- **TASK DETAILS**:
Return verbatim the inclusive range of lines running from the line that contains "Rebuild this chart" to the line that contains "import matplotlib.pyplot as plt". Omit every other line.

- **Dataset entries**:
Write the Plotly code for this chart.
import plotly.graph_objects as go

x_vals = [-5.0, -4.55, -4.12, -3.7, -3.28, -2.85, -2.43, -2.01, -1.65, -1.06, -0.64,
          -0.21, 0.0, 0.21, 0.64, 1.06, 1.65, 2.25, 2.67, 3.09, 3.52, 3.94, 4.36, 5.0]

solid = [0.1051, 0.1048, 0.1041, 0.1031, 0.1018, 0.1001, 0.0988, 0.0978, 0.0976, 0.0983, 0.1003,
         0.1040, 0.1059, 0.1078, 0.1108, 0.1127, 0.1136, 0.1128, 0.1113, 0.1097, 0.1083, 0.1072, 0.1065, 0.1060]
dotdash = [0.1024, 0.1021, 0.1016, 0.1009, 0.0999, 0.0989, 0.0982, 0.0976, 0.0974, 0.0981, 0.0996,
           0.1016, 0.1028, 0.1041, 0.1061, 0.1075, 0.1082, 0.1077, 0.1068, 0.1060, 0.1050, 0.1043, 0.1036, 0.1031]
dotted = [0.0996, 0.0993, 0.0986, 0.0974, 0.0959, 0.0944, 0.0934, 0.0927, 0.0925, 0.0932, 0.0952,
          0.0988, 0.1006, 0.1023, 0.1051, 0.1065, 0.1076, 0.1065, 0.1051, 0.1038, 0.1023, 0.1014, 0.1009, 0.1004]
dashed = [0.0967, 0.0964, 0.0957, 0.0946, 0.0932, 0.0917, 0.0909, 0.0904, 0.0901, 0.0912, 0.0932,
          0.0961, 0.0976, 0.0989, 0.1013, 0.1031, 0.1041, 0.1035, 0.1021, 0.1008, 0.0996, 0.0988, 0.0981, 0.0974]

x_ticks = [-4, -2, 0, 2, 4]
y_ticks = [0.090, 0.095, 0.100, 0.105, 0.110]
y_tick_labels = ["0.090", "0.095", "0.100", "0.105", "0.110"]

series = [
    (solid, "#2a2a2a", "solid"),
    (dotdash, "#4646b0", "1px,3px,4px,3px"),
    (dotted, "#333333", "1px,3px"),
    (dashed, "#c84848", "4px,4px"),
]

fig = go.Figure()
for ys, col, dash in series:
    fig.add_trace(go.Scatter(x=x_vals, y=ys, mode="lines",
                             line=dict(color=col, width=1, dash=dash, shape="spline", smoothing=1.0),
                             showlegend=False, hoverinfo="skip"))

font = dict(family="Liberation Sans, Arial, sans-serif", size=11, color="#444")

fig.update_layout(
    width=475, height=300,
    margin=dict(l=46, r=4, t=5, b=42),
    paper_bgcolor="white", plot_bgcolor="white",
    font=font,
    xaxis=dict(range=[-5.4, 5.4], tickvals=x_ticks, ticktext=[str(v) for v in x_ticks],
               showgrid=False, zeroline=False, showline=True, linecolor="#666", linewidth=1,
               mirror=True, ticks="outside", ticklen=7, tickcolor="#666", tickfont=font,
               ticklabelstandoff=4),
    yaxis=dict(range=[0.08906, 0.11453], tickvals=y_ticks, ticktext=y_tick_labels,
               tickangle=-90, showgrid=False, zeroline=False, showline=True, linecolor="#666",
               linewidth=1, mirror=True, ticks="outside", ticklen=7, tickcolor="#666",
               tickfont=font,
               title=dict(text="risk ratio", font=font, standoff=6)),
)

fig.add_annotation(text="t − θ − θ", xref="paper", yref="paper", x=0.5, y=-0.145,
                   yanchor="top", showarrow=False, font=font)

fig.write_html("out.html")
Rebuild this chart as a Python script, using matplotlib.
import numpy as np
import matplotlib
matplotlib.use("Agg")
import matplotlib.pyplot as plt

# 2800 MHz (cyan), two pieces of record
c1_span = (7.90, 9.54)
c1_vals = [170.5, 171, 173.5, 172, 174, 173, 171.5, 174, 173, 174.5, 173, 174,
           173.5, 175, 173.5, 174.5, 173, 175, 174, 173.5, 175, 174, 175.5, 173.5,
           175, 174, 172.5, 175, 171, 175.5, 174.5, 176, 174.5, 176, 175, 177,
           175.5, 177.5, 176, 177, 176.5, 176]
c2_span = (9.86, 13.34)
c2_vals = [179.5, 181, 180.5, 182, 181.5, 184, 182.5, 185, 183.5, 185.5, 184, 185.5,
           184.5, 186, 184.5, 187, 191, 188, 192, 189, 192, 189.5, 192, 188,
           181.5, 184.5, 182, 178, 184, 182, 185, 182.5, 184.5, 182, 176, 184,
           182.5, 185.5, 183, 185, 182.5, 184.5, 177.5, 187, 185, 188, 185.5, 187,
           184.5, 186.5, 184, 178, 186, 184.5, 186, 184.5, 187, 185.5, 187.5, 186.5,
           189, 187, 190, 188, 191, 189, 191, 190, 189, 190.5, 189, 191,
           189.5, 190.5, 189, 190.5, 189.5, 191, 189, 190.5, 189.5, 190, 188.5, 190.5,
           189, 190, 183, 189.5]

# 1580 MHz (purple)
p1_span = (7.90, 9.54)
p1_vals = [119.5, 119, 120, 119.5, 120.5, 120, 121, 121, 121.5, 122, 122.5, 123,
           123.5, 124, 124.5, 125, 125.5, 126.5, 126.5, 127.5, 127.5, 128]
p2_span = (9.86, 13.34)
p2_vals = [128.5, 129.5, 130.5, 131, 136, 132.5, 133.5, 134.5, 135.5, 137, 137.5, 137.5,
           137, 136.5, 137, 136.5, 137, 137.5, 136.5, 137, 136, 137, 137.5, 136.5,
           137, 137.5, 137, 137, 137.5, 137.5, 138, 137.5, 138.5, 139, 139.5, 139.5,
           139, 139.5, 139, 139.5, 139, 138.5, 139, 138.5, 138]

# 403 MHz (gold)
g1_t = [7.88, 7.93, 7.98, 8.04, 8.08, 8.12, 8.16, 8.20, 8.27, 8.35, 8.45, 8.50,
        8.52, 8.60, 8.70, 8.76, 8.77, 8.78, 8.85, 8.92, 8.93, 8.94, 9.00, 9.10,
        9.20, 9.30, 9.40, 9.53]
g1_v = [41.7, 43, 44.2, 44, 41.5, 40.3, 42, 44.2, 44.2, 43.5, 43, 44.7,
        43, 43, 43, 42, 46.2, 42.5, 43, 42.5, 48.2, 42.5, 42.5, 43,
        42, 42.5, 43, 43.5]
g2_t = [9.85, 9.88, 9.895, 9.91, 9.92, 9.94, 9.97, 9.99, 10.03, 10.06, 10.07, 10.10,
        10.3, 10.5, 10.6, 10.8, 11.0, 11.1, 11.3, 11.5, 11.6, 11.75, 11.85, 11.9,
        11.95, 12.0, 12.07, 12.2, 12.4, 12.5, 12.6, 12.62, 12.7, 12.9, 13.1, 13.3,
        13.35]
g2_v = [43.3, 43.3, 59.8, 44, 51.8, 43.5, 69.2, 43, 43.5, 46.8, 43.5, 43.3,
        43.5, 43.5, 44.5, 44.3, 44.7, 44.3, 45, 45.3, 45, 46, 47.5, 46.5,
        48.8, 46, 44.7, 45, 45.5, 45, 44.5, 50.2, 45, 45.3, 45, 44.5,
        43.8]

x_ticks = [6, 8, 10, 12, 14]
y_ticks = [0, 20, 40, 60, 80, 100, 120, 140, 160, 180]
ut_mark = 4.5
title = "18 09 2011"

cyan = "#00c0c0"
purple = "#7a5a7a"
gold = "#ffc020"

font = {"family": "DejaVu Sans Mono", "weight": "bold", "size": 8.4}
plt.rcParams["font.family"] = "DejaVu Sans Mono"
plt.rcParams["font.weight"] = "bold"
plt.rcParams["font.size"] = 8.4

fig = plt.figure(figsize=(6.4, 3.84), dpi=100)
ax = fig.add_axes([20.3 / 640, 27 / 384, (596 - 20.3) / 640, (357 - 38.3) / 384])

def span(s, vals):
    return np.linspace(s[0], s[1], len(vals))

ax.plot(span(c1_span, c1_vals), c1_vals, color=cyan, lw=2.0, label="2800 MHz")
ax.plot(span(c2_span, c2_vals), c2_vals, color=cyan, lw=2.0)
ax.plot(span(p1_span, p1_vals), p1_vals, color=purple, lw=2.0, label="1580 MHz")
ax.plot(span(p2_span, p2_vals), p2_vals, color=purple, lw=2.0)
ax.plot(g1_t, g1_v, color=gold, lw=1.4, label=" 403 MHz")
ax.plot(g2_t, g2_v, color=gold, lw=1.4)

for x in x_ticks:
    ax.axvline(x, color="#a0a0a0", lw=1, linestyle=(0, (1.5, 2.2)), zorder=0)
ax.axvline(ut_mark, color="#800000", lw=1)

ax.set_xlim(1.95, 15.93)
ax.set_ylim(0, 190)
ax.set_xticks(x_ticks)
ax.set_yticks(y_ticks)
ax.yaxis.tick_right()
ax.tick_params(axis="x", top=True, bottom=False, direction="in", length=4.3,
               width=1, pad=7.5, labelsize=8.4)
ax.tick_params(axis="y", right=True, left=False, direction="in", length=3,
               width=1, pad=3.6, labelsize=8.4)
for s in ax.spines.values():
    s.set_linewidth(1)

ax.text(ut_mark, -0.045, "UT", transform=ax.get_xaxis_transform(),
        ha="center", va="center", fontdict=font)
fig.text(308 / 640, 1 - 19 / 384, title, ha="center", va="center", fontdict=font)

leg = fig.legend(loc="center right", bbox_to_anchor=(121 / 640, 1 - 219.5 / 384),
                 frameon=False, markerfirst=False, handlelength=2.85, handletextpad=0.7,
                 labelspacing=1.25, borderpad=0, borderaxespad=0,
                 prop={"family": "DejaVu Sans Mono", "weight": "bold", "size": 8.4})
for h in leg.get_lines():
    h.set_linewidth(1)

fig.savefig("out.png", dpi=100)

- **COMPLETE RESPONSE**:
Rebuild this chart as a Python script, using matplotlib.
import numpy as np
import matplotlib
matplotlib.use("Agg")
import matplotlib.pyplot as plt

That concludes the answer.